-Habla por ti, mi señor, que yo jugaba en tercera división. Continuemos
en compañía de Bernal, ese ilustrísimo soldado raso. Dice que en la
peligrosísima batalla apresaron a tres indios principales (imaginemos que fuera
para comérselos; se derrumbaría toda la cultura europea, tan amante del ‘buen
salvaje’). Lo que hizo Cortés con ellos fue mandarlos de vuelta a su pueblo
“para que rogaran a los caciques de Tlaxcala que vengan de paz y nos den paso
por su tierra para ir a México”. Pero, aunque tristes y desmoralizados por la
derrota, los indios pensaron que podrían vencer luchando de noche, y Xicoténcatl
lanzó un tremendo ataque por sorpresa, “y como estábamos tan acostumbrados a
dormir siempre calzados y vestidos, y los caballos ensillados y enfrenados, con
todo género de armas muy a punto, les resistimos con las escopetas y ballestas
y estocadas, y de presto les hicimos volver las espaldas; mataron a un indio de
nuestros amigos de Cempoal e hirieron a dos soldados y un caballo”. ¿Fatigoso,
no?
-Y que lo digas, piccolino. A Bernal le viene vivísimo el recuerdo del
estado de ánimo de toda la tropa en aquel preciso momento: “Cuando amaneció,
nos vimos todos con heridas (muchas,
anteriores) y muy cansados, y otros enfermos y entrapajados (vendados con trapos), y ya se habían
muerto sobre 45 soldados, y aun nuestro capitán, Cortés, tenía calenturas. Y
dábamos en pensar qué fin tendría esta guerra, y si acabase, qué sería de
nosotros, porque entrar en México lo teníamos por cosa recia. Y no sabíamos
nada de los que quedaron en la Villa Rica, ni ellos de nosotros”. Y de repente,
soñador poeta, el sin duda enamorado Bernal nos agasaja con una loa a nuestra
india preferida: “E doña Marina, aun siendo mujer de la tierra, qué esfuerzo
tan varonil tenía, que oyendo cada día que nos habían de matar y comer nuestras
carnes con ají (chile mexicano), y
habernos visto cercados en las batallas, y agora todos heridos y dolientes,
jamás vimos flaqueza en ella, sino un muy mayor esfuerzo que de mujer”. Se
queja después de que el cronista Gómara, que siempre ensalza a Cortés, nunca
habla del mérito de los soldados, “sino que todo lo que escribe es como de
quien va a bodas y lo hallábamos todo hecho”. Sigo yo, peque.
-Recordemos que Bernal escribió su magnífico libro al sentirse
‘cabreado’ por la crónica de Gómara, encargada por Martín Cortés para mayor
gloria de su padre.

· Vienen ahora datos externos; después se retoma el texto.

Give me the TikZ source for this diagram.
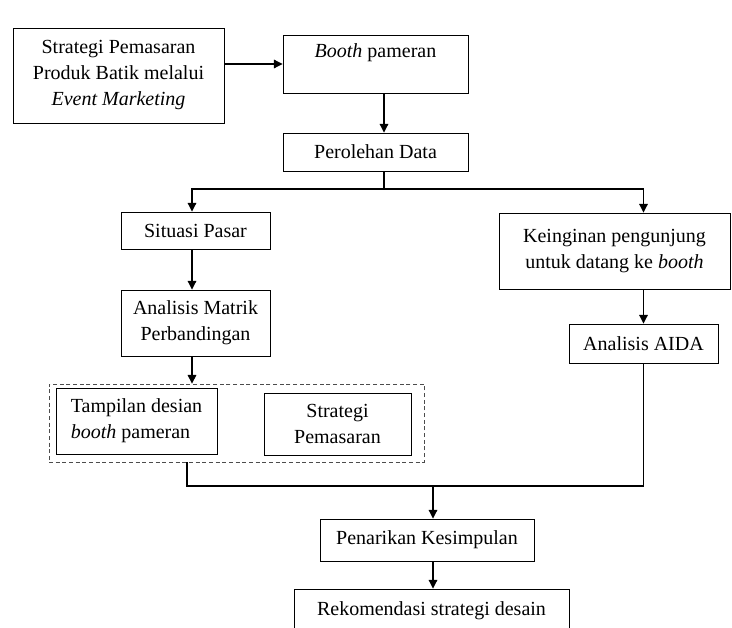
\documentclass[tikz,border=0pt]{standalone}
\usepackage{fontspec}
\setmainfont{Liberation Serif}
\usetikzlibrary{arrows.meta}
\newcommand{\pxu}{0.75pt}

\begin{document}
\begin{tikzpicture}[x=0.75pt, y=-0.75pt, >={Triangle[length=6.5pt,width=6.5pt]},
    every node/.style={font=\fontsize{15}{19.5}\selectfont},
    box/.style={draw, line width=0.7pt, align=center, inner sep=0pt},
    arrow/.style={line width=0.8pt, ->},
    wire/.style={line width=0.8pt}]
\clip (0,0) rectangle (732,628);

\node[box, minimum width=211*\pxu, minimum height=95*\pxu] (strat) at (118.5,75.5) {Strategi Pemasaran\\Produk Batik melalui\\\textit{Event Marketing}};
\node[box, minimum width=185*\pxu, minimum height=58*\pxu] (booth) at (375.5,64) {\textit{Booth} pameran\\ \mbox{}};
\node[box, minimum width=185*\pxu, minimum height=38*\pxu] (data) at (375.5,152) {Perolehan Data};
\node[box, minimum width=149*\pxu, minimum height=37*\pxu] (pasar) at (195.5,230.5) {Situasi Pasar};
\node[box, minimum width=149*\pxu, minimum height=66*\pxu] (matrik) at (195.5,323) {Analisis Matrik\\Perbandingan};
\node[box, minimum width=231*\pxu, minimum height=76*\pxu] (ingin) at (614.5,251) {Keinginan pengunjung\\untuk datang ke \textit{booth}};
\node[box, minimum width=149*\pxu, minimum height=39*\pxu] (aida) at (643.5,343.5) {Analisis AIDA};

% kelompok hasil analisis
\node[draw, dashed, dash pattern=on 3pt off 2pt, gray!60!black, line width=0.6pt, minimum width=375*\pxu, minimum height=78*\pxu] (group) at (236.5,423) {};
\node[box, align=left, minimum width=161*\pxu, minimum height=66*\pxu] (tampil) at (136.5,421) {Tampilan desian\\\textit{booth} pameran};
\node[box, minimum width=147*\pxu, minimum height=62*\pxu] (pemasaran) at (337.5,424) {Strategi\\Pemasaran};

\node[box, minimum width=214*\pxu, minimum height=42*\pxu] (simpul) at (427,540) {Penarikan Kesimpulan};
\node[box, minimum width=275*\pxu, minimum height=44*\pxu] (rekom) at (431.5,611) {Rekomendasi strategi desain};

\coordinate (split) at (384,189);
\coordinate (lcol) at (192,189);
\coordinate (back) at (187,486);
\coordinate (merge) at (433,486);

\draw[arrow] (strat.east |- booth) -- (booth.west);
\draw[arrow] (booth.south -| split) -- (data.north -| split);
\draw[wire] (data.south -| split) -- (split);
\draw[arrow] (split) -- (lcol) -- (lcol |- pasar.north);
\draw[arrow] (split) -| (aida |- ingin.north);
\draw[arrow] (pasar.south -| lcol) -- (matrik.north -| lcol);
\draw[arrow] (aida |- ingin.south) -- (aida);
\draw[arrow] (matrik.south -| lcol) -- (group.north -| lcol);
\draw[wire, line width=1.1pt] (group.south -| back) -- (back) -- (merge);
\draw[wire, line width=1.1pt] (aida.south) |- (merge);
\draw[arrow] (merge) -- (simpul.north -| merge);
\draw[arrow] (simpul.south -| merge) -- (rekom.north -| merge);
\end{tikzpicture}
\end{document}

Por eso, sin quitarle ningún mérito al gran capitán (ni
perdonarle merecidas críticas), pone siempre de relieve la heroica contribución
de toda la tropa. Dice después Bernal que mandaron de nuevo un mensaje de paz
con otros tres indios que habían apresado: “Cuando llegaron a Tlaxcala los
mensajeros, estaban en consulta los dos caciques principales, que se decían
Maseescasi y Xicoténcal el Viejo (padre
del apasionado rebelde). Y desde que oyeron la embajada, estuvieron
suspensos un rato, y quiso Dios inspirar en sus pensamientos que hiciesen paces
con nosotros. Y luego fueron a llamar a todos los caciques que había en sus
poblaciones. Y ya todos juntos, les hicieron un razonamiento”. Básicamente, les
hablaron de las buenas maneras de los españoles, que devolvían a los presos, y
de la crueldad con que eran tratados por los mexicanos; y de que lo más
acertado era aliarse con gente tan poderosa en la batalla para poder liberarse del
yugo de Moctezuma. “Y a todos los caciques les pareció bien, y decidieron que
se hicieran paces, y que se avisara a los capitanes que dejaran de luchar”. Cortés y los suyos están
a punto de conseguir uno de sus mayores logros, la llave para alcanzar México.
¿Pero…?: “Enviaron cuatro principales con el mensaje para los capitanes, y
Xicoténcal el (complicado) Mozo no los quiso escuchar, y mostró tener enojo y los trató mal de
palabras”.
(Foto: a cada uno lo suyo; para los mejicanos Xicoténcal se ha
convertido en un héroe del indigenismo, y le han colocado esa estatua en
Tlaxcala, que, desde 1932, se llama Tlaxcala-Xicohténcatl).